Laporta testified that they all ultimately decided to decrease the loan amount by $900,000 on Manafort’s 2014 tax returns before submitting his 2015 one so that Manafort could afford to pay his bills. It’s unclear which loan specifically was altered.
Laporta, who was granted immunity, testified that she changed the loan amount but “very much” regretted her actions. She said the altered loan meant Manafort owed $400,000 to $500,000 less in taxes in 2015.
On September 16, 2015, the day after the tax return was filed, Gates emailed Laporta a Word document version of a loan agreement dated March 16, 2014 between Davis Manafort Partners International and a company called Telmar Limited. The prosecution alleges that Telmar is a company located in Cyprus that Manafort controls.
Laporta testified that the 2014 loan agreement “didn’t exist before the conversation” she had with Gates in 2015.
The document had Manafort’s signature.
“To your knowledge, was the $900,000 loan from Telmar ever repaid?” Asonye asked Laporta.
“No,” she replied.
“Was there ever any interest payment?” he asked.
“No,” she said, adding that there was also never any principal payment.
“Was this the last time that DMP International claimed that funds received from Telmar were loans?” Asonye asked.
“No,” Laporta said.
Laporta: Manafort’s comments were ‘inconsistent’ with what was on his financial documents
Laporta’s testimony took up most of the day on Friday as prosecutors used her to walk through several other documents they claim illustrate additional instances of tax and bank fraud from Manafort and Gates.
In one such instance, Laporta testified that Manafort tried to retroactively classify one of the properties he owns as a secondary residence instead of a rental, as it was originally listed.
Manafort emailed Laporta in December 2015 telling her he was applying for a mortgage from Citizen Bank for a property located on Howard Street in Manhattan. But in March that same year, Gates had emailed Laporta saying the Howard Street property was being used as a rental throughout the year, and that it had been listed as such on Manafort’s 2015 tax return.
In other words, Laporta said, Manafort’s comments to the bank about how the property was being used were “inconsistent” with what was on his tax return.
Later, the bank said there was an issue with Manafort’s finances. Specifically, it pointed to a $1.5 million loan from a company called Peranova Holdings, another entity prosecutors say Manafort controlled. The bank said it wanted to see more money in Manafort’s account to repay the loan.
Laporta testified that she told the bank, at Manafort’s or Gates’ direction, that the loan had been forgiven. She added that she then went along with Gates’ decision to create a fraudulent letter, backdated eight months before their conversation, indicating that the loan amount had been forgiven.
She said she knowingly sent the fraudulent letter to the bank because she thought the institution would vet the document.
In another instance, Laporta testified that Manafort attempted to have her add an additional $2.4 million in income to his financial statement in 2016 to secure another bank loan.
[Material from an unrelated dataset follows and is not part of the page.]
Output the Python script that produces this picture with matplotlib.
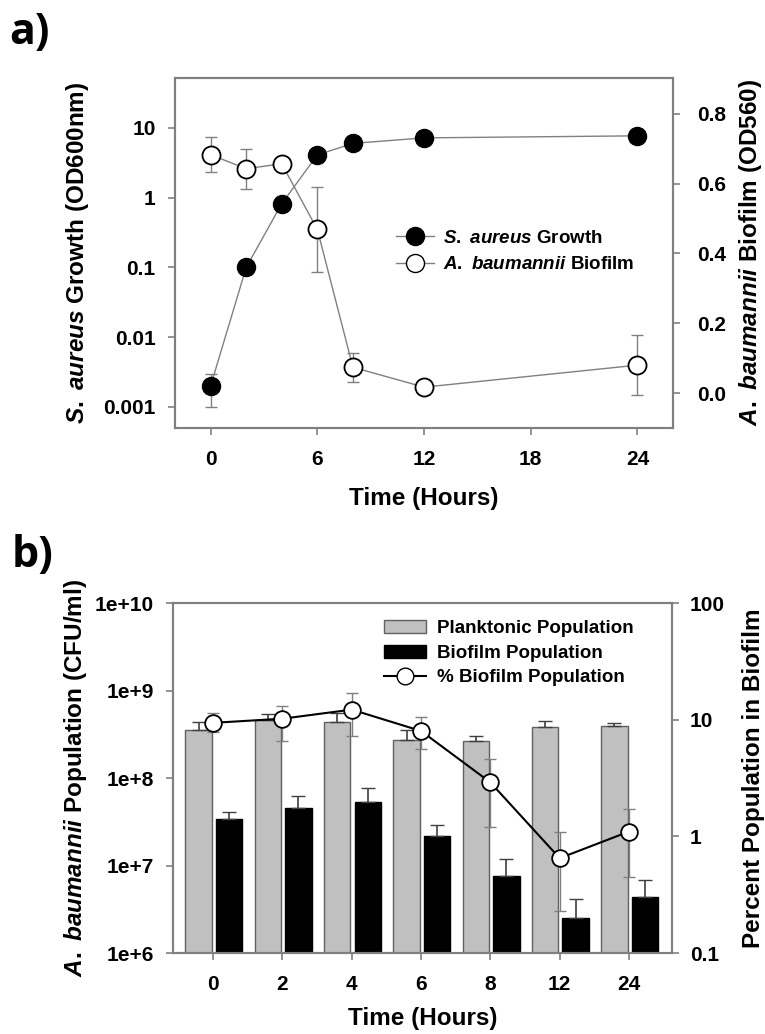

She said Manafort came to her with the request because Washkuhn would not comply with it.
At the time, DMP International had reported losses of nearly $640,000 on its profits and loss statement.
When Asonye asked Laporta whether she believed Manafort was getting the $2.4 million in additional income, which he said would be deposited in November of that year, Laporta said she “had no idea.”
She added that she never sent the revised statement because she did not receive any underlying documentation to support Manafort’s claim.
But in August, she emailed the bank, Federal Savings Bank, with Manafort and Washkuhn copied, and said the $2.4 million of additional income would be reflected on Manafort’s financial statement by November 2016. She said she sent the email after Manafort directed her to do so.